USING TRACE FOSSILS TO INTERPRET THE HYDROCLIMATOLOGICAL SETTINGS OF DRYLAND ALLUVIAL-LACUSTRINE SYSTEMS: EXAMPLES FROM THE NEALES FAN AREA, LAKE EYRE, SIMPSON DESERT, AUSTRALIA

Such organism-media interactions and resultant sedimentary fabrics as those found in dryland alluvial-lacustrine systems in the modern Lake Eyre system in the Simpson Desert, Australia, have unique hydroclimatological signatures compared to those found in much wetter systems. The Neales Fan, Neales River, and Umbum Creek, the area of study, is a terminal splay complex on the western margin of Lake Eyre North, where fluvial systems enter the lacustrine basin. Organisms living in the Simpson Desert have adapted to a range of semiarid to hyperarid climates in which water is the limiting factor of biodiversity and its distribution. Organisms must burrow to escape extremes in temperature and avoid moisture loss. This behavior must be coupled with feeding and reproductive strategies in order for them to continue to survive in such hostile settings. The Lake Eyre is excellent as an analog for ancient hydroclimatological systems formed in dryland settings.

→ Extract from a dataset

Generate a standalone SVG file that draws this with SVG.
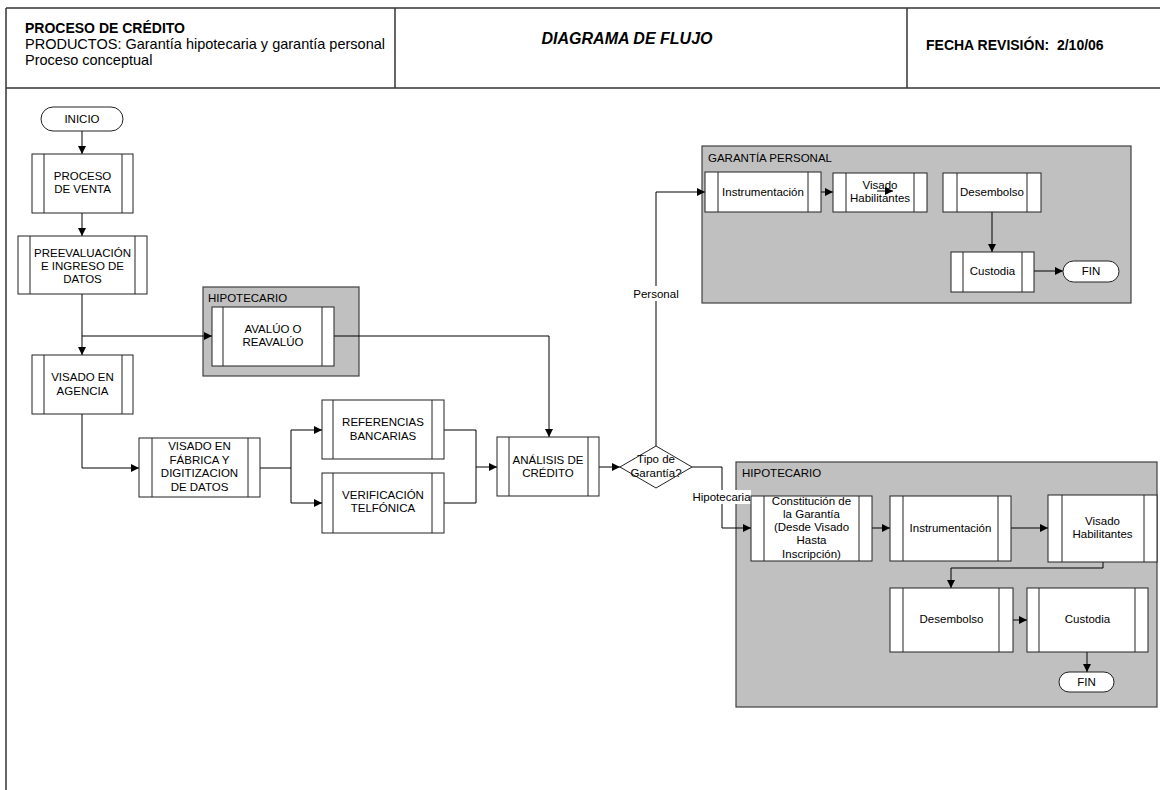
<svg xmlns="http://www.w3.org/2000/svg" width="1160" height="790" viewBox="0 0 1160 790">
  <style>
    text { font-family: "Liberation Sans", Arial, sans-serif; fill: #000; }
    .frame { stroke: #333; stroke-width: 1.5; fill: none; }
    .h-bold { font-size: 14px; font-weight: bold; }
    .h-reg { font-size: 14.5px; }
    .title { font-size: 16px; font-weight: bold; font-style: italic; }
    .lane { fill: #c0c0c0; stroke: #404040; stroke-width: 1.2; }
    .lane-label { font-size: 11.5px; }
    .box { fill: #fff; stroke: #222; stroke-width: 1; }
    .bar { stroke: #222; stroke-width: 1; }
    .t { font-size: 11.5px; text-anchor: middle; }
    .conn { fill: none; stroke: #000; stroke-width: 1; }
    .lbl-bg { fill: #fff; }
  </style>
  <defs>
    <marker id="arrow" viewBox="0 0 10 10" refX="10" refY="5" markerWidth="9" markerHeight="8" markerUnits="userSpaceOnUse" orient="auto">
      <path d="M0,0 L10,5 L0,10 z" fill="#000"/>
    </marker>
  </defs>

  <rect x="0" y="0" width="1160" height="790" fill="#fff"/>

  <!-- page frame and title block -->
  <g id="header">
    <line class="frame" x1="6" y1="8" x2="1160" y2="8"/>
    <line class="frame" x1="6" y1="88" x2="1160" y2="88"/>
    <line class="frame" x1="6" y1="8" x2="6" y2="790" stroke-width="2"/>
    <line class="frame" x1="395" y1="8" x2="395" y2="88"/>
    <line class="frame" x1="907" y1="8" x2="907" y2="88"/>
    <text class="h-bold" x="25" y="33">PROCESO DE CRÉDITO</text>
    <text class="h-reg" x="25" y="49">PRODUCTOS: Garantía hipotecaria y garantía personal</text>
    <text class="h-reg" x="25" y="65">Proceso conceptual</text>
    <text class="title" x="627" y="44" text-anchor="middle">DIAGRAMA DE FLUJO</text>
    <text class="h-bold" x="926" y="50" xml:space="preserve">FECHA REVISIÓN:  2/10/06</text>
  </g>

  <!-- swimlane containers -->
  <g id="lane-hipotecario-avaluo">
    <rect class="lane" x="203" y="287" width="156" height="89"/>
    <text class="lane-label" x="208" y="302">HIPOTECARIO</text>
  </g>
  <g id="lane-garantia-personal">
    <rect class="lane" x="702" y="146" width="429" height="157"/>
    <text class="lane-label" x="708" y="162">GARANTÍA PERSONAL</text>
  </g>
  <g id="lane-hipotecario">
    <rect class="lane" x="736" y="462" width="421" height="245"/>
    <text class="lane-label" x="742" y="477">HIPOTECARIO</text>
  </g>

  <!-- connectors -->
  <g id="connectors">
    <path class="conn" d="M82,131 V154" marker-end="url(#arrow)"/>
    <path class="conn" d="M82,213 V236" marker-end="url(#arrow)"/>
    <path class="conn" d="M82,294 V355" marker-end="url(#arrow)"/>
    <path class="conn" d="M82,336 H212" marker-end="url(#arrow)"/>
    <path class="conn" d="M334,336 H549 V437" marker-end="url(#arrow)"/>
    <path class="conn" d="M82,414 V468 H139" marker-end="url(#arrow)"/>
    <path class="conn" d="M260,468 H291 V430 H322" marker-end="url(#arrow)"/>
    <path class="conn" d="M291,468 V503 H322" marker-end="url(#arrow)"/>
    <path class="conn" d="M444,430 H476 V467 H497" marker-end="url(#arrow)"/>
    <path class="conn" d="M444,503 H476 V467"/>
    <path class="conn" d="M599,467 H620" marker-end="url(#arrow)"/>
    <path class="conn" d="M656,446 V192 H705" marker-end="url(#arrow)"/>
    <path class="conn" d="M692,467 H722 V528 H751" marker-end="url(#arrow)"/>
    <path class="conn" d="M821,192 H833" marker-end="url(#arrow)"/>
    <path class="conn" d="M992,212 V252" marker-end="url(#arrow)"/>
    <path class="conn" d="M1034,271 H1063" marker-end="url(#arrow)"/>
    <path class="conn" d="M872,528 H890" marker-end="url(#arrow)"/>
    <path class="conn" d="M1011,528 H1048" marker-end="url(#arrow)"/>
    <path class="conn" d="M1103,562 V568 H951 V588" marker-end="url(#arrow)"/>
    <path class="conn" d="M1013,620 H1027" marker-end="url(#arrow)"/>
    <path class="conn" d="M1087,652 V672" marker-end="url(#arrow)"/>
    <!-- condition labels -->
    <rect class="lbl-bg" x="633" y="286" width="46" height="15"/>
    <text class="t" x="656" y="298">Personal</text>
    <rect class="lbl-bg" x="692" y="490" width="59" height="14"/>
    <text class="t" x="721.5" y="501">Hipotecaria</text>
  </g>

  <!-- main flow -->
  <g id="inicio">
    <rect class="box" x="41" y="107" width="82" height="24" rx="12"/>
    <text class="t" x="82" y="123">INICIO</text>
  </g>
  <g id="proceso-venta">
    <rect class="box" x="32" y="154" width="101" height="59"/>
    <line class="bar" x1="44" y1="154" x2="44" y2="213"/>
    <line class="bar" x1="122" y1="154" x2="122" y2="213"/>
    <text class="t" x="82.5" y="180">PROCESO</text>
    <text class="t" x="82.5" y="193">DE VENTA</text>
  </g>
  <g id="preevaluacion">
    <rect class="box" x="18" y="236" width="129" height="58"/>
    <line class="bar" x1="30" y1="236" x2="30" y2="294"/>
    <line class="bar" x1="135" y1="236" x2="135" y2="294"/>
    <text class="t" x="82.5" y="257">PREEVALUACIÓN</text>
    <text class="t" x="82.5" y="270">E INGRESO DE</text>
    <text class="t" x="82.5" y="283">DATOS</text>
  </g>
  <g id="avaluo">
    <rect class="box" x="212" y="307" width="122" height="59"/>
    <line class="bar" x1="223" y1="307" x2="223" y2="366"/>
    <line class="bar" x1="322" y1="307" x2="322" y2="366"/>
    <text class="t" x="273" y="333">AVALÚO O</text>
    <text class="t" x="273" y="346">REAVALÚO</text>
  </g>
  <g id="visado-agencia">
    <rect class="box" x="32" y="355" width="101" height="59"/>
    <line class="bar" x1="44" y1="355" x2="44" y2="414"/>
    <line class="bar" x1="122" y1="355" x2="122" y2="414"/>
    <text class="t" x="82.5" y="381">VISADO EN</text>
    <text class="t" x="82.5" y="395">AGENCIA</text>
  </g>
  <g id="visado-fabrica">
    <rect class="box" x="139" y="438" width="121" height="59"/>
    <line class="bar" x1="152" y1="438" x2="152" y2="497"/>
    <line class="bar" x1="248" y1="438" x2="248" y2="497"/>
    <text class="t" x="199.5" y="450">VISADO EN</text>
    <text class="t" x="199.5" y="464">FÁBRICA Y</text>
    <text class="t" x="199.5" y="477">DIGITIZACION</text>
    <text class="t" x="199.5" y="491">DE DATOS</text>
  </g>
  <g id="referencias">
    <rect class="box" x="322" y="400" width="122" height="59"/>
    <line class="bar" x1="333" y1="400" x2="333" y2="459"/>
    <line class="bar" x1="432" y1="400" x2="432" y2="459"/>
    <text class="t" x="383" y="426">REFERENCIAS</text>
    <text class="t" x="383" y="440">BANCARIAS</text>
  </g>
  <g id="verificacion">
    <rect class="box" x="322" y="473" width="122" height="60"/>
    <line class="bar" x1="333" y1="473" x2="333" y2="533"/>
    <line class="bar" x1="432" y1="473" x2="432" y2="533"/>
    <text class="t" x="383" y="499">VERIFICACIÓN</text>
    <text class="t" x="383" y="512">TELFÓNICA</text>
  </g>
  <g id="analisis">
    <rect class="box" x="497" y="437" width="102" height="59"/>
    <line class="bar" x1="509" y1="437" x2="509" y2="496"/>
    <line class="bar" x1="588" y1="437" x2="588" y2="496"/>
    <text class="t" x="548" y="464">ANÁLISIS DE</text>
    <text class="t" x="548" y="477">CRÉDITO</text>
  </g>
  <g id="tipo-garantia">
    <path class="box" d="M620,467 L656,446 L692,467 L656,488 Z"/>
    <text class="t" x="656" y="463">Tipo de</text>
    <text class="t" x="656" y="477">Garantía?</text>
  </g>

  <!-- personal guarantee branch -->
  <g id="gp-instrumentacion">
    <rect class="box" x="705" y="172" width="116" height="40"/>
    <line class="bar" x1="718" y1="172" x2="718" y2="212"/>
    <line class="bar" x1="808" y1="172" x2="808" y2="212"/>
    <text class="t" x="763" y="196">Instrumentación</text>
  </g>
  <g id="gp-visado">
    <rect class="box" x="833" y="173" width="94" height="39"/>
    <line class="bar" x1="846" y1="173" x2="846" y2="212"/>
    <line class="bar" x1="914" y1="173" x2="914" y2="212"/>
    <text class="t" x="880" y="189">Visado</text>
    <text class="t" x="880" y="202">Habilitantes</text>
    <path class="conn" d="M877,191 H893" marker-end="url(#arrow)"/>
  </g>
  <g id="gp-desembolso">
    <rect class="box" x="943" y="173" width="98" height="39"/>
    <line class="bar" x1="957" y1="173" x2="957" y2="212"/>
    <line class="bar" x1="1027" y1="173" x2="1027" y2="212"/>
    <text class="t" x="992" y="196">Desembolso</text>
  </g>
  <g id="gp-custodia">
    <rect class="box" x="951" y="252" width="83" height="40"/>
    <line class="bar" x1="963" y1="252" x2="963" y2="292"/>
    <line class="bar" x1="1022" y1="252" x2="1022" y2="292"/>
    <text class="t" x="992.5" y="275">Custodia</text>
  </g>
  <g id="gp-fin">
    <rect class="box" x="1063" y="261" width="56" height="21" rx="10.5"/>
    <text class="t" x="1091" y="275">FIN</text>
  </g>

  <!-- mortgage guarantee branch -->
  <g id="h-constitucion">
    <rect class="box" x="751" y="496" width="121" height="65"/>
    <line class="bar" x1="764" y1="496" x2="764" y2="561"/>
    <line class="bar" x1="859" y1="496" x2="859" y2="561"/>
    <text class="t" x="811.5" y="505">Constitución de</text>
    <text class="t" x="811.5" y="518">la Garantía</text>
    <text class="t" x="811.5" y="531">(Desde Visado</text>
    <text class="t" x="811.5" y="544">Hasta</text>
    <text class="t" x="811.5" y="558">Inscripción)</text>
  </g>
  <g id="h-instrumentacion">
    <rect class="box" x="890" y="496" width="121" height="65"/>
    <line class="bar" x1="903" y1="496" x2="903" y2="561"/>
    <line class="bar" x1="998" y1="496" x2="998" y2="561"/>
    <text class="t" x="950.5" y="532">Instrumentación</text>
  </g>
  <g id="h-visado">
    <rect class="box" x="1048" y="495" width="109" height="67"/>
    <line class="bar" x1="1062" y1="495" x2="1062" y2="562"/>
    <line class="bar" x1="1144" y1="495" x2="1144" y2="562"/>
    <text class="t" x="1102.5" y="525">Visado</text>
    <text class="t" x="1102.5" y="538">Habilitantes</text>
  </g>
  <g id="h-desembolso">
    <rect class="box" x="890" y="588" width="123" height="64"/>
    <line class="bar" x1="903" y1="588" x2="903" y2="652"/>
    <line class="bar" x1="999" y1="588" x2="999" y2="652"/>
    <text class="t" x="951.5" y="623">Desembolso</text>
  </g>
  <g id="h-custodia">
    <rect class="box" x="1027" y="588" width="121" height="64"/>
    <line class="bar" x1="1039" y1="588" x2="1039" y2="652"/>
    <line class="bar" x1="1135" y1="588" x2="1135" y2="652"/>
    <text class="t" x="1087.5" y="623">Custodia</text>
  </g>
  <g id="h-fin">
    <rect class="box" x="1059" y="672" width="55" height="20" rx="10"/>
    <text class="t" x="1086.5" y="686">FIN</text>
  </g>
</svg>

Our preliminary work suggests that the greatest abundance and diversity of traces found in the area of Neales Fan, Neales River, and Umbum Creek area of Lake Eyre is produced by terrestrial organisms during periods when the lakeplain and the proximal lake bed are dry and have physicochemical characteristics dominated by subaerial conditions. The diversity and abundance of tracemaking organisms decreases rapidly from the lakeplain to the proximal lakebed where no apparent living organisms have been found. Aquatic organisms are present only after floods reach this area; the diversity and abundance is controlled by the amount of freshwater that reaches the lake, the majority of which do not have enough water to fill the proximal portion of the lake. Snails and shield shrimp dominate, along with predaceous diving beetles and dipteran larvae; in some instances small fish are present. The traces produced by these organisms are mostly horizontal and minimally penetrative into the channel bottom or lakebed. The majority of these traces appear to be produced when the water level has fallen close to or at the sediment-water-air interface. The majority of vertically penetrative and sediment reworking traces, therefore, reflect subaerial conditions.